In this paper, authors applied conceptual frameworks from economics and sociology to address these research questions. From an economic perspective, federal policymakers and privatization advocates contend privatization benefits the public good as a cost-savings mechanism and as an impetus for improvement by competition. Given this rationale, authors investigated evidence about the efficacy of such approaches within different U.S. contexts. Sociologically, privatization mechanisms are often framed as solutions to public school failures in meeting the needs of the least advantaged student. Therefore, authors also analyzed specific findings regarding marginalized student populations and outcomes occurring within different forms of education privatization. Finally, the paper then compares analyses from the larger global education context to the proposed scaling in the US and identify implications for student access, outcomes, and equity.
To answer the first question, the authors conducted a literature review of market-based policies and federally-reported statistics by state to characterize their specific approach and level of adoption/saturation. This literature review contains a mix of older approaches like vouchers (Wisconsin, Washington D.C., Florida), charter schools (Washington D.C., Louisiana, Arizona, Colorado, and California), and newer and emerging iterations such as education savings accounts, tax-credit scholarships, individual tax credits, etc. The resultant typology helps clarify the different market-based mechanisms and their relative positioning on the public-private spectrum across the dimensions of funding, governance, responsibility, and school property/real estate ownership.
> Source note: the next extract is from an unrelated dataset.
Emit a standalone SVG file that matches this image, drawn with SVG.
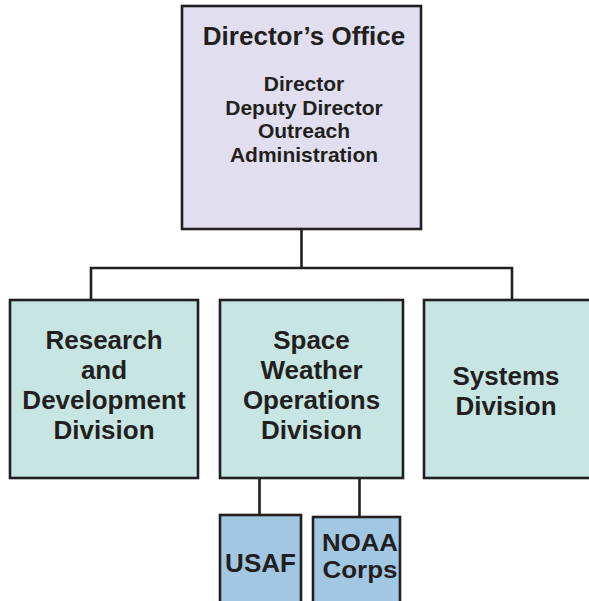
<svg xmlns="http://www.w3.org/2000/svg" width="589" height="601" viewBox="0 0 589 601">
  <style>
    .box { stroke: #231f20; stroke-width: 2.6; }
    .office { fill: #e1dfef; }
    .division { fill: #c7e6e3; }
    .unit { fill: #a2c7e3; }
    .wire { fill: none; stroke: #231f20; stroke-width: 2.6; }
    text { font-family: "Liberation Sans", Arial, Helvetica, sans-serif; font-weight: bold; fill: #231f20; text-anchor: middle; }
    .big { font-size: 26px; }
    .small { font-size: 21px; }
    .tight { font-size: 23px; }
  </style>
  <rect width="589" height="601" fill="#ffffff"/>

  <!-- connectors -->
  <g id="connectors">
    <path class="wire" d="M301.5 229 V268 M91 300 V268 H512 V300"/>
    <path class="wire" d="M259.5 478 V515 M359.5 478 V517"/>
  </g>

  <g id="directors-office">
    <rect class="box office" x="182" y="6" width="239" height="223"/>
    <text class="big" x="304" y="45">Director’s Office</text>
    <text class="small" x="304" y="91">Director</text>
    <text class="small" x="304" y="115">Deputy Director</text>
    <text class="small" x="304" y="138">Outreach</text>
    <text class="small" x="304" y="162">Administration</text>
  </g>

  <g id="research-development">
    <rect class="box division" x="10" y="300" width="188" height="178"/>
    <text class="big" x="104" y="349">Research</text>
    <text class="big" x="104" y="379">and</text>
    <text class="big" x="104" y="409">Development</text>
    <text class="big" x="104" y="439">Division</text>
  </g>

  <g id="space-weather-operations">
    <rect class="box division" x="220" y="300" width="183" height="178"/>
    <text class="big" x="311.5" y="349">Space</text>
    <text class="big" x="311.5" y="379">Weather</text>
    <text class="big" x="311.5" y="409">Operations</text>
    <text class="big" x="311.5" y="439">Division</text>
  </g>

  <g id="systems">
    <rect class="box division" x="424" y="300" width="170" height="178"/>
    <text class="big" x="506" y="385">Systems</text>
    <text class="big" x="506" y="415">Division</text>
  </g>

  <g id="usaf">
    <rect class="box unit" x="220" y="515" width="81" height="92"/>
    <text class="big" x="260.5" y="572">USAF</text>
  </g>

  <g id="noaa-corps">
    <rect class="box unit" x="313" y="517" width="87" height="90"/>
    <text class="tight" x="360" y="551" textLength="76" lengthAdjust="spacingAndGlyphs">NOAA</text>
    <text class="tight" x="360" y="578" textLength="75" lengthAdjust="spacingAndGlyphs">Corps</text>
  </g>
</svg>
Current public discourse around market-based approaches often lacks agreement even at the definitional level about the proposed strategies; this paper attempts to organize and clarify these strategies.
The second research question regarding the effectiveness of market-based approaches represents the crux of the debate. This paper uses multiple methods to evaluate effectiveness. First, the authors examine research findings from the studies compiled to develop the typology. Within these studies, this paper focuses on outcomes and access. The findings complied across states and strategies show that market-based approaches have either minimal or negative impacts on student achievement. Furthermore, questions about the equity of access, particularly for disadvantaged students, arise in many cases.
To further address the issue of access, this paper presents two case studies using primary research on the voucher system in Milwaukee and the charter school/portfolio district model in New Orleans. These two systems represent the most longstanding and comprehensive, respectively, application of market-based approaches to education in the U.S. The Milwaukee case study analyzes the dispersion of schools and students by geographic location within the city and finds no effects of voucher enrollment on test scores despite increased levels of competition in the lowest SES neighborhoods that adversely impacts public school operation. The New Orleans case uses a mixed-methods approach to identify school access by types of students, finding: 1) increased stratification in access to good schools; 2) a pedagogy of test preparation as schools focus on testing rather than learning; and 3) a zero-tolerance discipline system designed to either force students to conform or provide the means for their removal.
Finally, this paper concludes by situating the various U.S. approaches within an international context, identifying similarities and differences across approaches presented including the global proliferation of virtual schooling, vouchers in Chile, targeted vouchers in Pakistan, and low-fee private schools in Africa and elsewhere. Writ large, this paper aims to distill the types of education privatization in the U.S., aggregate the findings, and compare the U.S. national policy prescriptions to different approaches in the larger international context.